Updated: Jun 15
I don’t have a big, sweet tooth. If I was given the option to skip dessert, I don’t think I will even bat an eyelid. But Gulab Jamuns are an emotion that I feel deeply and can devour at any time of the day or night. Deep-fried milk dumplings, soaked in a sugary syrup called Gulab Jamuns are a very popular sweet treat across India.
There are many recipes for Gulab Jamuns, some use Mawa – Milk solids, some use Milk powder, some paneer, some are stuffed with Pistachios or Almondettes (Chironji) and some are just ordinary plain janes. Some use Semolina as a base and some use a mix of milk powder and plain flour. I have even eaten Gulab Jamuns made with Bread and Sweet Potatoes. And since ready made Gulab jamuns are so easily available everywhere around the world, I do like to make them at home once in a blue moon.
While making them is super easy, the entire process is still very technical and often I have ended up with some not-so-palatable Gulab Jamuns. You must ensure that you knead the dough in a way that is not too soft or not to be hard. The balls must be smooth without any cracks, and one cannot be careless with the frying. You must keep moving them around in the oil and ensure they are not burnt and are evenly brown. Also, if this doesn’t already put you off, the sugar syrup must be a perfect consistency so that the Jamuns are soaked properly.
It has taken me almost 15 years and many trials to get them good enough to serve them to someone else. One thing I have understood is that patience is the key to making them, you can’t rush the process. So, when the mood to eat them strikes and when I can’t be bothered to hunt for Gulab Jamuns from a shop, that I would like (yes, I am a very fussy Gulab Jamun eater), I then put on some music and immerse myself in the process of kneading, rolling, frying, and soaking them in saffron laced sugar syrup to make the most decadent Jamuns.
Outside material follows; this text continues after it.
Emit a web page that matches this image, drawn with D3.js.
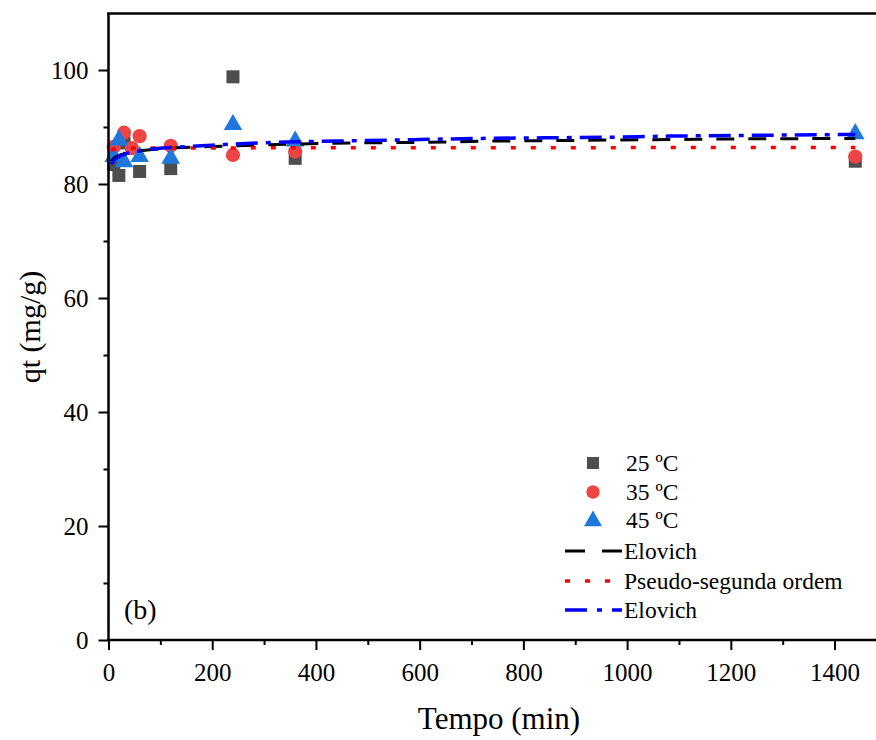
<!DOCTYPE html>
<html><head><meta charset="utf-8">
<script src="https://cdn.jsdelivr.net/npm/d3@7"></script>
<style>body{margin:0;background:#fff}svg{display:block}</style>
</head><body>
<script>
// ---- data ----
const t25 = [10, 20, 30, 60, 120, 240, 360, 1440];
const q25 = [83.4, 81.5, 87.2, 82.2, 82.7, 98.8, 84.5, 84.0];
const t35 = [10, 30, 45, 60, 120, 240, 360, 1440];
const q35 = [86.5, 89.0, 86.3, 88.4, 86.7, 85.1, 85.7, 84.8];
const t45 = [10, 20, 30, 60, 120, 240, 360, 1440];
const q45 = [84.8, 87.7, 83.9, 84.8, 84.5, 90.4, 87.5, 88.8];

const fitT = [5, 10, 20, 30, 45, 60, 90, 120, 180, 240, 360, 480, 600, 720, 840, 960, 1080, 1200, 1320, 1440];
const elovich25 = [84.0, 84.5, 85.0, 85.3, 85.6, 85.8, 86.1, 86.3, 86.5, 86.7, 87.0, 87.2, 87.3, 87.5, 87.6, 87.7, 87.8, 87.9, 87.95, 88.0];
const pso35 = [85.9, 86.1, 86.2, 86.25, 86.28, 86.3, 86.3, 86.3, 86.32, 86.33, 86.35, 86.35, 86.36, 86.37, 86.38, 86.38, 86.39, 86.4, 86.4, 86.4];
const elovich45 = [83.5, 84.1, 84.8, 85.2, 85.6, 85.8, 86.2, 86.4, 86.7, 87.0, 87.4, 87.6, 87.8, 88.0, 88.1, 88.2, 88.4, 88.5, 88.6, 88.7];

const xTicks = [0, 200, 400, 600, 800, 1000, 1200, 1400];
const yTicks = [0, 20, 40, 60, 80, 100];
const legendLabels = ["25 ºC", "35 ºC", "45 ºC", "Elovich", "Pseudo-segunda ordem", "Elovich"];

// ---- layout ----
const W = 876, H = 740;
const svg = d3.select("body").append("svg").attr("width", W).attr("height", H);
const x = d3.scaleLinear().domain([0, 1500]).range([108.5, 108.5 + 1500 * 0.5186]);
const y = d3.scaleLinear().domain([0, 110]).range([640, 13]);
const FONT = "'Liberation Serif', 'Times New Roman', serif";

// markers
const colSq = "#4d4d4d", colCi = "#ef4444", colTr = "#1f77dd";
const sq = d3.symbol().type(d3.symbolSquare).size(169);
const ci = d3.symbol().type(d3.symbolCircle).size(160);
const tr = d3.symbol().type(d3.symbolTriangle).size(150);

const g = svg.append("g");
g.selectAll(".s25").data(t25.map((t, i) => [t, q25[i]])).join("path")
  .attr("d", sq).attr("fill", colSq).attr("transform", d => `translate(${x(d[0])},${y(d[1])})`);
g.selectAll(".s35").data(t35.map((t, i) => [t, q35[i]])).join("path")
  .attr("d", ci).attr("fill", colCi).attr("transform", d => `translate(${x(d[0])},${y(d[1])})`);
g.selectAll(".s45").data(t45.map((t, i) => [t, q45[i]])).join("path")
  .attr("d", tr).attr("fill", colTr).attr("transform", d => `translate(${x(d[0])},${y(d[1])})`);

// fit lines
const line = d3.line().x(d => x(d[0])).y(d => y(d[1])).curve(d3.curveMonotoneX);
const lineStyles = [
  {vals: elovich25, color: "#000000", dash: "18,14", w: 3},
  {vals: pso35, color: "#ff0000", dash: "5,15", w: 3.5},
  {vals: elovich45, color: "#0000ff", dash: "22,8,5,8", w: 3.5}
];
lineStyles.forEach(s => {
  g.append("path").datum(fitT.map((t, i) => [t, s.vals[i]]))
    .attr("d", line).attr("fill", "none").attr("stroke", s.color)
    .attr("stroke-width", s.w).attr("stroke-dasharray", s.dash);
});

// axes
const xAxisG = svg.append("g").attr("transform", "translate(0,640)")
  .call(d3.axisBottom(x).tickValues(xTicks).tickSize(10).tickPadding(13).tickFormat(d3.format("d")));
const xMinor = svg.append("g").attr("transform", "translate(0,640)")
  .call(d3.axisBottom(x).tickValues(d3.range(100, 1500, 200)).tickSize(5).tickFormat(""));
const yAxisG = svg.append("g").attr("transform", "translate(108.5,0)")
  .call(d3.axisLeft(y).tickValues(yTicks).tickSize(10).tickPadding(10));
const yMinor = svg.append("g").attr("transform", "translate(108.5,0)")
  .call(d3.axisLeft(y).tickValues(d3.range(10, 110, 20)).tickSize(5).tickFormat(""));
[xAxisG, xMinor, yAxisG, yMinor].forEach(a => {
  a.select(".domain").remove();
  a.selectAll("line").attr("stroke", "#000").attr("stroke-width", 2);
  a.selectAll("text").attr("font-family", FONT).attr("font-size", 25).attr("fill", "#000");
});
// axis lines (left, bottom, top)
svg.append("line").attr("x1", 108.5).attr("x2", 108.5).attr("y1", 13).attr("y2", 641).attr("stroke", "#000").attr("stroke-width", 2.5);
svg.append("line").attr("x1", 107).attr("x2", W).attr("y1", 640).attr("y2", 640).attr("stroke", "#000").attr("stroke-width", 2.5);
svg.append("line").attr("x1", 107).attr("x2", W).attr("y1", 13.5).attr("y2", 13.5).attr("stroke", "#000").attr("stroke-width", 2.5);

// titles
svg.append("text").attr("x", 499).attr("y", 729).attr("text-anchor", "middle")
  .attr("font-family", FONT).attr("font-size", 31).text("Tempo (min)");
svg.append("text").attr("transform", "translate(40,327) rotate(-90)").attr("text-anchor", "middle")
  .attr("font-family", FONT).attr("font-size", 30).text("qt (mg/g)");
svg.append("text").attr("x", 124).attr("y", 619).attr("font-family", FONT).attr("font-size", 28).text("(b)");

// legend
const lg = svg.append("g");
const ly = [463, 492, 520, 551, 581, 610];
lg.append("path").attr("d", d3.symbol().type(d3.symbolSquare).size(144)).attr("fill", colSq).attr("transform", `translate(593,${ly[0]})`);
lg.append("path").attr("d", d3.symbol().type(d3.symbolCircle).size(140)).attr("fill", colCi).attr("transform", `translate(593,${ly[1]})`);
lg.append("path").attr("d", d3.symbol().type(d3.symbolTriangle).size(140)).attr("fill", colTr).attr("transform", `translate(593,${ly[2]+1})`);
lineStyles.forEach((s, i) => {
  lg.append("line").attr("x1", 565).attr("x2", 622).attr("y1", ly[3 + i]).attr("y2", ly[3 + i])
    .attr("stroke", s.color).attr("stroke-width", s.w).attr("stroke-dasharray", i === 0 ? "20,17" : (i === 1 ? "5,15" : "22,10,5,10"));
});
legendLabels.forEach((l, i) => {
  lg.append("text").attr("x", i < 3 ? 626 : 624).attr("y", ly[i]).attr("dy", "0.35em")
    .attr("font-family", FONT).attr("font-size", 23.5).text(l);
});
</script>
</body></html>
Here is the recipe, that I now depend on. I hope you enjoy it too.
Recipe – Cooking time 60 minutes
For the Jamuns:
· ¾ cup (100 grams) full-fat milk powder, unsweetened
· ½ cup (60 grams) plain flour
· ½ tsp baking powder
· 2 tbsp Ghee / clarified butter
· ½ cup Milk for kneading
· Ghee or Vegetable oil for frying
· A few pieces of crushed pistachio or Almondettes (Chironji) to stuff the Jamuns.
For the sugar syrup:
· 2 cups white or raw sugar
· 2 cups water
· 3 green cardamoms
· ¼ tsp saffron
· 1 tsp lemon juice
· 1 tsp rose water (optional)
Making the Jamuns:
Take the milk powder, flour, and baking powder in a bowl. Now using your fingers add the milk to the flour and start to knead the dough. You need to be careful as we don’t want to overwork the dough and the consistency of must be soft.
Cover the dough with a wet tea towel and leave for 10 – 15 minutes. The wet towel will prevent the dough from cracking or drying up.
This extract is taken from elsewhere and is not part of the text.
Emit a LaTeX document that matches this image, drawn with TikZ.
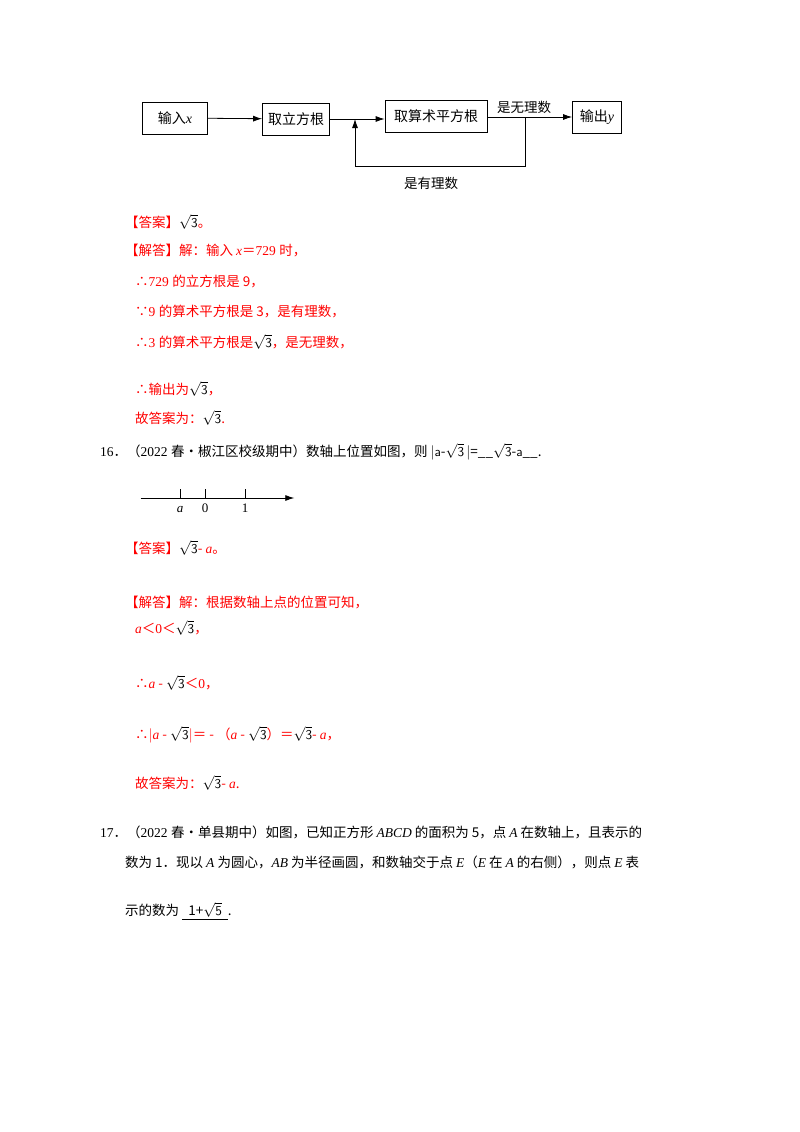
\documentclass[tikz,border=0pt]{standalone}
\usepackage{fontspec}
\setmainfont{Liberation Serif}
\newfontfamily\cjk{Noto Sans CJK SC}
\newXeTeXintercharclass\cjkcls
\count255="3000 \loop\ifnum\count255<"A000 \XeTeXcharclass\count255=\cjkcls \advance\count255 by 1 \repeat
\count255="FF00 \loop\ifnum\count255<"FFF0 \XeTeXcharclass\count255=\cjkcls \advance\count255 by 1 \repeat
\XeTeXcharclass"2234=\cjkcls \XeTeXcharclass"2235=\cjkcls \XeTeXcharclass"2022=\cjkcls
\XeTeXinterchartoks 0 \cjkcls = {\cjk}
\XeTeXinterchartoks 4095 \cjkcls = {\cjk}
\XeTeXinterchartoks \cjkcls 0 = {\rmfamily}
\XeTeXinterchartokenstate=1
\usetikzlibrary{arrows.meta}
\newcommand{\vi}[1]{{\rmfamily\itshape #1}}
\newcommand{\vs}[1]{{\sffamily #1}}
\newcommand{\sq}{\textcolor{black}{$\sqrt{\mathsf{3}}$}}
\newcommand{\sqf}{\textcolor{black}{$\sqrt{\mathsf{5}}$}}
\begin{document}
\begin{tikzpicture}[x=1pt,y=-1pt,
  box/.style={draw,thick,minimum height=32pt,inner sep=3pt,font=\fontsize{14}{16}\selectfont},
  arr/.style={thick,-{Latex[length=9pt,width=6pt]}},
  t/.style={anchor=base west,inner sep=0pt,font=\fontsize{13.5}{16}\selectfont},
  r/.style={t,text=red}]
\useasboundingbox (0,0) rectangle (800,1132);
\node[box,minimum width=65pt] (in) at (175,118) {输入\vi{x}};
\node[box,minimum width=67pt] (cb) at (296,119) {取立方根};
\node[box,minimum width=102pt] (sq) at (436,116) {取算术平方根};
\node[box,minimum width=49pt] (out) at (597,117) {输出\vi{y}};
\coordinate (j) at (355,119);
\coordinate (k) at (525,119);
\draw[arr] (in) -- (cb);
\draw[arr] (cb.east) -- (sq.west|-cb.east);
\draw[arr] (sq.east|-out.west) -- (out.west);
\draw[arr] (k|-out.west) -- (525,166) -- (355,166) -- (j);
\node[t] (l1) at (497,112) {是无理数};
\node[t] (l2) at (404,188) {是有理数};

\node[r] (a1) at (125,227) {【答案】\sq。};
\node[r] (a2) at (125,255) {【解答】解：输入 \vi{x}＝729 时，};
\node[r] (a3) at (135,286) {∴729 的立方根是 9，};
\node[r] (a4) at (135,316) {∵9 的算术平方根是 3，是有理数，};
\node[r] (a5) at (135,347) {∴3 的算术平方根是\sq，是无理数，};
\node[r] (a6) at (135,394) {∴输出为\sq，};
\node[r] (a7) at (135,423) {故答案为：\sq.};

\node[t] (q16) at (100,456) {16．（2022 春•椒江区校级期中）数轴上位置如图，则 $|$\vs{a}-\sq\,$|$=\_\_\sq -\vs{a}\_\_.};
\node[inner sep=0] (nl0) at (140,498) {};
\node[inner sep=0] (nl1) at (295,498) {};
\draw[thick,-{Latex[length=9pt,width=6pt]}] (nl0) -- (nl1);
\foreach \xx/\lab in {180/\vi{a},205/0,245/1}{
  \draw[thick] (\xx,489) -- (\xx,498);
  \node[anchor=base,font=\fontsize{13}{15}\selectfont] at (\xx,512) {\lab};}

\node[r] (b1) at (125,553) {【答案】\sq - \vi{a}。};
\node[r] (b2) at (125,607) {【解答】解：根据数轴上点的位置可知，};
\node[r] (b3) at (135,633) {\vi{a}＜0＜\sq，};
\node[r] (b4) at (135,688) {∴\vi{a} - \sq＜0，};
\node[r] (b5) at (135,739) {∴$|$\vi{a} - \sq$|$＝ - （\vi{a} - \sq）＝\sq - \vi{a}，};
\node[r] (b6) at (135,788) {故答案为：\sq - \vi{a}.};

\node[t] (q17a) at (100,837) {17．（2022 春•单县期中）如图，已知正方形 \vi{ABCD} 的面积为 5，点 \vi{A} 在数轴上，且表示的};
\node[t] (q17b) at (125,867) {数为 1．现以 \vi{A} 为圆心，\vi{AB} 为半径画圆，和数轴交于点 \vi{E}（\vi{E} 在 \vi{A} 的右侧），则点 \vi{E} 表};
\node[t] (q17c) at (125,915) {示的数为 \underline{\ \ 1+\sqf\ \ }.};
\end{tikzpicture}
\end{document}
When ready, divide the dough into 10 – 12 small balls of equal size. Apply ghee on your palms and one by one gently roll each portion into small smooth balls. While rolling, you can stuff some crushed pistachios or almondettes in each Jamun.
Fry Oil or Ghee in a wok and once hot, reduce the flame to medium and gently drop in a few pieces of the Jamuns. Note that you must have enough space in the wok to keep moving the jamuns around, so they get an even brown colour.
Once they are a deep brown shade (not burnt), drain them and transfer to the hot (not boiling Sugar syrup. Cover and leave atleast for 2 hours before serving, this allows the Jamuns to be thoroughly soaked in the liquid and double in size.
For the Sugar Syrup:
Meanwhile, prepare the sugar syrup by taking 2 cup sugar, 2 cup water, 2 cardamoms, and ¼ tsp saffron. Keep stirring so the sugar doesn’t stick to the pan and the syrup turns sticky.
Turn off the flame and add 1 tsp lemon juice and 1 tsp rose water. The lemon juice is added to prevent sugar syrup from crystallizing. Transfer the syrup into a bigger bowl, so when you add the Jamuns they have space to expand in size.
Do not rush the frying process, if the oil is too hot, it will burn, if it is too cold it will not cook. thoroughly.
Ensure that there are no cracks as the cracks will lead to an uneven textured Jamun or they can also break when frying.
While rolling the jamuns, ensure the rest of the portions are covered with the tea towel. Dry dough will lead to cracked jamuns as well.
Do not be tempted to add too much water when making the sugar syrup. Watery Syrup will lead to jamuns absorbing too much water and breakage. And trust me they are not pleasant.